**Problem to solve**
Show each line of the data below that has the string "chart" in it.

**Data lines**

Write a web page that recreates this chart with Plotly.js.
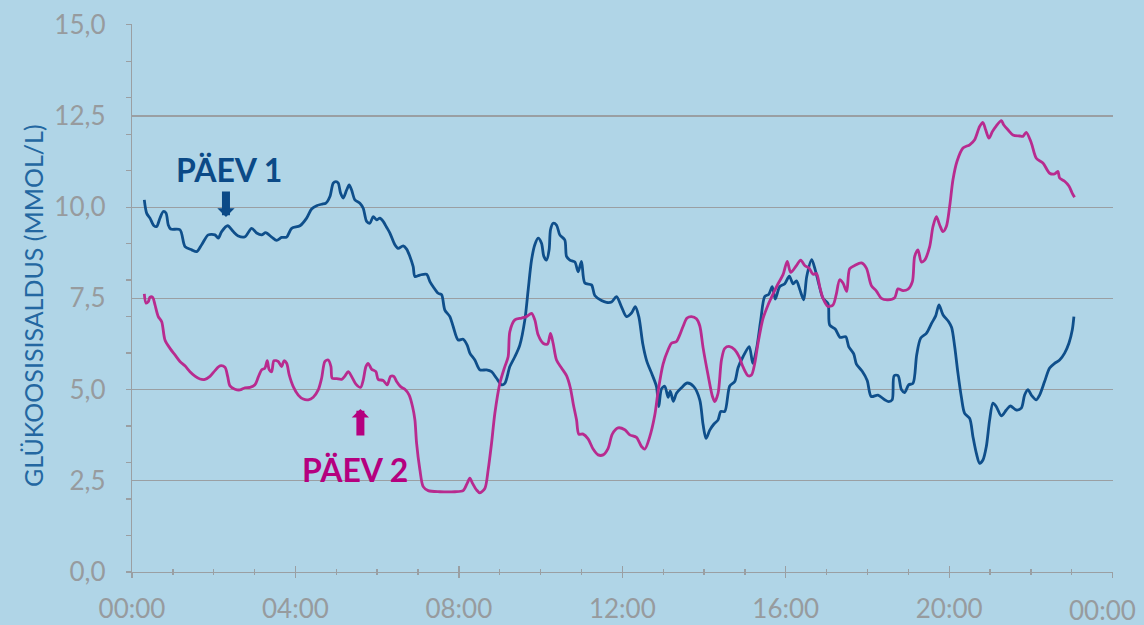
<!DOCTYPE html>
<html>
<head>
<meta charset="utf-8">
<script src="https://cdn.plot.ly/plotly-3.0.1.min.js"></script>
<style>html,body{margin:0;padding:0;background:#b0d5e7;}#chart{width:1144px;height:625px;}</style>
</head>
<body>
<div id="chart"></div>
<script>
// Time of day in hours (0 = 00:00)
const day1Hours = [0.301,0.360,0.440,0.538,0.604,0.685,0.766,0.832,0.888,0.947,1.174,1.297,1.461,1.583,1.705,1.867,2.031,2.111,2.194,2.341,2.478,2.601,2.765,2.928,3.051,3.173,3.271,3.418,3.540,3.662,3.785,3.907,4.110,4.274,4.396,4.519,4.641,4.746,4.844,4.925,4.991,5.047,5.106,5.169,5.253,5.316,5.375,5.456,5.578,5.659,5.742,5.823,5.903,5.987,6.067,6.148,6.231,6.312,6.434,6.515,6.637,6.721,6.801,6.882,6.924,7.046,7.210,7.291,7.371,7.494,7.577,7.657,7.780,7.861,7.983,8.105,8.203,8.269,8.391,8.514,8.678,8.800,8.922,9.045,9.125,9.248,9.370,9.492,9.615,9.696,9.779,9.859,9.940,10.023,10.080,10.146,10.209,10.243,10.307,10.390,10.471,10.593,10.635,10.716,10.838,10.919,11.002,11.083,11.246,11.327,11.491,11.613,11.736,11.858,11.980,12.103,12.225,12.318,12.404,12.502,12.599,12.734,12.837,12.893,12.959,13.040,13.121,13.174,13.248,13.326,13.448,13.590,13.749,13.896,13.977,14.050,14.141,14.239,14.344,14.410,14.508,14.630,14.752,14.833,14.955,15.107,15.193,15.291,15.388,15.486,15.584,15.670,15.743,15.853,15.976,16.088,16.179,16.262,16.343,16.440,16.514,16.636,16.722,16.795,16.913,17.035,17.076,17.211,17.333,17.468,17.541,17.664,17.730,17.872,17.994,18.092,18.258,18.422,18.520,18.606,18.654,18.748,18.831,18.911,19.009,19.114,19.205,19.303,19.442,19.572,19.670,19.751,19.848,19.988,20.061,20.135,20.215,20.298,20.379,20.502,20.582,20.666,20.746,20.827,20.910,20.991,21.072,21.155,21.277,21.399,21.497,21.644,21.766,21.847,21.928,22.011,22.133,22.214,22.336,22.459,22.581,22.703,22.826,22.931,23.014,23.053];
const day1Glucose = [10.2,9.83,9.70,9.49,9.47,9.70,9.88,9.84,9.51,9.40,9.38,8.92,8.83,8.78,8.97,9.24,9.24,9.15,9.33,9.49,9.33,9.21,9.19,9.42,9.29,9.24,9.30,9.18,9.09,9.17,9.18,9.42,9.49,9.70,9.95,10.04,10.08,10.11,10.29,10.66,10.70,10.66,10.38,10.25,10.47,10.61,10.47,10.20,10.11,9.97,9.61,9.56,9.74,9.65,9.70,9.61,9.45,9.29,8.97,8.87,8.94,8.85,8.65,8.37,8.10,8.14,8.16,7.96,7.82,7.64,7.60,7.18,7.00,6.73,6.36,6.38,6.22,6.00,5.81,5.54,5.54,5.49,5.31,5.13,5.17,5.63,5.90,6.22,6.91,7.73,8.55,8.97,9.15,9.01,8.65,8.55,8.83,9.38,9.56,9.51,9.24,9.10,8.65,8.55,8.50,8.23,8.51,7.92,7.87,7.58,7.44,7.39,7.40,7.55,7.27,7.00,7.10,7.27,7.00,6.25,5.78,5.40,5.08,4.53,5.02,5.09,4.79,4.96,4.68,4.90,5.05,5.18,5.08,4.72,4.04,3.66,3.89,4.05,4.17,4.40,4.40,5.10,5.22,5.60,5.90,6.18,5.72,6.15,6.90,7.55,7.61,7.82,7.48,7.82,7.90,8.11,7.90,7.98,7.75,7.46,8.10,8.56,8.28,7.96,7.50,7.36,6.77,6.66,6.43,6.45,6.18,5.98,5.70,5.50,5.25,4.81,4.85,4.72,4.67,4.72,5.38,5.38,5.00,4.92,5.13,5.17,5.95,6.41,6.54,6.82,7.02,7.32,7.05,6.86,6.70,6.18,5.45,4.80,4.35,4.21,3.71,3.25,2.98,3.07,3.44,4.17,4.63,4.53,4.28,4.44,4.55,4.44,4.49,4.85,5.00,4.85,4.72,4.85,5.22,5.59,5.72,5.81,6.00,6.27,6.64,7.00];

const day2Hours = [0.301,0.343,0.399,0.440,0.506,0.563,0.643,0.727,0.807,0.930,1.052,1.174,1.297,1.419,1.541,1.664,1.786,1.908,2.031,2.153,2.275,2.341,2.398,2.520,2.642,2.765,2.887,3.009,3.090,3.173,3.254,3.310,3.359,3.418,3.474,3.579,3.662,3.719,3.785,3.848,3.946,4.069,4.191,4.313,4.436,4.558,4.641,4.722,4.803,4.869,4.900,5.008,5.130,5.211,5.292,5.375,5.480,5.595,5.659,5.725,5.781,5.864,5.969,6.026,6.148,6.246,6.329,6.410,6.476,6.574,6.679,6.784,6.867,6.924,6.965,7.046,7.127,7.249,7.535,7.902,8.105,8.203,8.269,8.335,8.433,8.514,8.636,8.717,8.800,8.881,9.003,9.125,9.206,9.248,9.370,9.534,9.656,9.779,9.859,9.940,10.062,10.170,10.243,10.307,10.390,10.513,10.635,10.728,10.801,10.880,10.936,11.041,11.163,11.286,11.408,11.530,11.653,11.755,11.897,12.061,12.183,12.347,12.470,12.550,12.673,12.795,12.876,12.998,13.121,13.204,13.326,13.407,13.487,13.585,13.693,13.815,13.896,13.977,14.099,14.207,14.263,14.344,14.427,14.508,14.630,14.752,14.858,14.955,15.078,15.161,15.242,15.322,15.445,15.567,15.689,15.812,15.934,16.037,16.122,16.262,16.367,16.465,16.570,16.668,16.751,16.832,16.913,17.035,17.157,17.235,17.321,17.401,17.492,17.565,17.688,17.852,17.974,18.096,18.219,18.341,18.503,18.667,18.748,18.870,18.992,19.100,19.156,19.237,19.320,19.401,19.523,19.604,19.687,19.768,19.848,19.931,20.012,20.093,20.191,20.338,20.502,20.624,20.746,20.827,20.893,20.974,21.057,21.155,21.277,21.333,21.439,21.561,21.725,21.806,21.887,22.011,22.133,22.295,22.459,22.581,22.661,22.703,22.826,22.931,23.014,23.070];
const day2Glucose = [7.62,7.37,7.41,7.53,7.53,7.32,7.00,6.86,6.36,6.13,5.95,5.77,5.65,5.49,5.37,5.29,5.28,5.36,5.52,5.65,5.61,5.36,5.10,5.01,4.99,5.05,5.06,5.13,5.34,5.54,5.59,5.79,5.54,5.49,5.79,5.77,5.63,5.79,5.72,5.40,5.08,4.85,4.74,4.72,4.79,4.99,5.31,5.77,5.81,5.63,5.31,5.30,5.28,5.37,5.49,5.36,5.15,5.06,5.26,5.63,5.72,5.56,5.49,5.28,5.25,5.13,5.36,5.36,5.22,5.08,5.01,4.85,4.53,4.17,3.53,2.80,2.34,2.23,2.20,2.20,2.23,2.43,2.57,2.43,2.25,2.17,2.29,2.80,3.53,4.35,5.17,5.63,5.90,6.59,6.91,6.96,7.00,7.09,6.91,6.50,6.27,6.25,6.54,6.27,5.81,5.59,5.38,5.05,4.60,4.17,3.78,3.78,3.65,3.37,3.21,3.21,3.39,3.78,3.95,3.90,3.76,3.69,3.44,3.37,3.71,4.30,4.95,5.70,6.09,6.27,6.32,6.50,6.73,6.96,7.00,6.94,6.75,6.15,5.40,4.81,4.67,4.90,5.81,6.13,6.18,6.09,5.90,5.62,5.38,5.40,5.72,6.27,6.95,7.32,7.62,7.90,8.15,8.51,8.21,8.40,8.55,8.40,8.33,8.16,8.18,7.82,7.50,7.28,7.32,7.60,8.01,7.92,7.69,8.31,8.40,8.47,8.33,7.85,7.70,7.50,7.46,7.52,7.76,7.71,7.75,7.96,8.65,8.83,8.50,8.55,8.92,9.47,9.74,9.51,9.33,9.47,10.02,10.75,11.25,11.62,11.71,11.85,12.21,12.32,12.12,11.89,12.07,12.23,12.37,12.26,12.12,11.98,11.95,11.94,12.05,11.76,11.34,11.21,10.93,10.91,10.98,10.80,10.71,10.58,10.38,10.27];

const xTickVals = [0, 4, 8, 12, 16, 20, 24];
const xTickText = ["00:00", "04:00", "08:00", "12:00", "16:00", "20:00", "00:00"];
const yTickVals = [0, 2.5, 5, 7.5, 10, 12.5, 15];
const yTickText = ["0,0", "2,5", "5,0", "7,5", "10,0", "12,5", "15,0"];
const yMinorVals = [0,1,2,3,4,5,6,7,8,9,10,11,12,13,14,15];
const day1Label = "PÄEV 1";
const day2Label = "PÄEV 2";
const yTitle = "GLÜKOOSISISALDUS (MMOL/L)";

const BG = '#b0d5e7';
const GRID = '#9a9fa3';
const TICKFONT = {family: 'Lato, sans-serif', size: 26, color: '#979b9e'};
const BLUE = '#0f4f8b';
const MAGENTA = '#b82b8f';

// The last "00:00" label sits at the right paper edge; it is drawn as an annotation so it is not clipped.
const mainTickText = xTickText.map((t, i) => i === xTickText.length - 1 ? '' : t);

const traces = [
  {x: day1Hours, y: day1Glucose, type: 'scatter', mode: 'lines', name: day1Label,
   line: {color: BLUE, width: 2.8, shape: 'spline', smoothing: 0.8}, hoverinfo: 'skip'},
  {x: day2Hours, y: day2Glucose, type: 'scatter', mode: 'lines', name: day2Label,
   line: {color: MAGENTA, width: 2.8, shape: 'spline', smoothing: 0.8}, hoverinfo: 'skip'},
  {x: xTickVals, y: xTickVals.map(() => null), xaxis: 'x2', yaxis: 'y2', type: 'scatter',
   mode: 'lines', showlegend: false, hoverinfo: 'skip'}
];

const layout = {
  width: 1144, height: 625,
  margin: {l: 132, r: 31, t: 24, b: 53},
  paper_bgcolor: BG, plot_bgcolor: BG,
  showlegend: false,
  xaxis: {
    range: [0, 24.01], tickmode: 'array', tickvals: xTickVals, ticktext: mainTickText,
    ticks: 'outside', ticklen: 5, tickwidth: 1.3, tickcolor: GRID,
    minor: {tickmode: 'linear', tick0: 0, dtick: 1, ticks: 'outside', ticklen: 2, tickwidth: 1.3, tickcolor: GRID, showgrid: false},
    showline: true, linecolor: GRID, linewidth: 1.3, showgrid: false, zeroline: false,
    tickfont: TICKFONT, ticklabelstandoff: 8, fixedrange: true
  },
  xaxis2: {
    overlaying: 'x', anchor: 'y', side: 'bottom', range: [0, 24.01],
    tickmode: 'array', tickvals: xTickVals, ticks: 'inside', ticklen: 6, tickwidth: 1.3, tickcolor: GRID,
    minor: {tickmode: 'linear', tick0: 0, dtick: 1, ticks: 'inside', ticklen: 3, tickwidth: 1.3, tickcolor: GRID, showgrid: false},
    showticklabels: false, showline: false, showgrid: false, zeroline: false, fixedrange: true
  },
  yaxis: {
    range: [0, 15.02], tickmode: 'array', tickvals: yTickVals, ticktext: yTickText,
    ticks: '', showgrid: true, gridcolor: GRID, gridwidth: 1.3, zeroline: false,
    showline: true, linecolor: GRID, linewidth: 1.3,
    tickfont: TICKFONT, ticklabelstandoff: 20, fixedrange: true
  },
  yaxis2: {
    overlaying: 'y', anchor: 'x', side: 'left', range: [0, 15.02],
    tickmode: 'array', tickvals: yMinorVals, ticks: 'outside', ticklen: 5, tickwidth: 1.3, tickcolor: GRID,
    showticklabels: false, showline: false, showgrid: false, zeroline: false, fixedrange: true
  },
  annotations: [
    {xref: 'paper', yref: 'paper', x: -0.1009, y: 0.4854, xanchor: 'center', yanchor: 'middle',
     text: yTitle, textangle: -90, showarrow: false,
     font: {family: 'Lato, sans-serif', size: 25, color: '#2367a1'}},
    {xref: 'paper', yref: 'paper', x: 0.9888, y: -0.0695, xanchor: 'center', yanchor: 'middle',
     text: xTickText[xTickText.length - 1], showarrow: false, font: TICKFONT},
    {x: 2.373, y: 11.02, xref: 'x', yref: 'y', text: '<b>' + day1Label + '</b>', showarrow: false,
     xanchor: 'center', yanchor: 'middle', font: {family: 'Lato, sans-serif', size: 32, color: '#0b4a87'}},
    {x: 2.30, y: 9.73, xref: 'x', yref: 'y', ax: 0, ay: -27, text: '', showarrow: true,
     arrowhead: 1, arrowsize: 0.36, arrowwidth: 8, arrowcolor: '#0b4a87', standoff: 0},
    {x: 5.456, y: 2.82, xref: 'x', yref: 'y', text: '<b>' + day2Label + '</b>', showarrow: false,
     xanchor: 'center', yanchor: 'middle', font: {family: 'Lato, sans-serif', size: 32, color: '#b5007f'}},
    {x: 5.59, y: 4.47, xref: 'x', yref: 'y', ax: 0, ay: 28, text: '', showarrow: true,
     arrowhead: 1, arrowsize: 0.36, arrowwidth: 8, arrowcolor: '#b5007f', standoff: 0}
  ]
};

Plotly.newPlot('chart', traces, layout, {staticPlot: true, displayModeBar: false});
</script>
</body>
</html>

**Task result**
Write a web page that recreates this chart with Plotly.js.
<style>html,body{margin:0;padding:0;background:#b0d5e7;}#chart{width:1144px;height:625px;}</style>
<div id="chart"></div>
Plotly.newPlot('chart', traces, layout, {staticPlot: true, displayModeBar: false});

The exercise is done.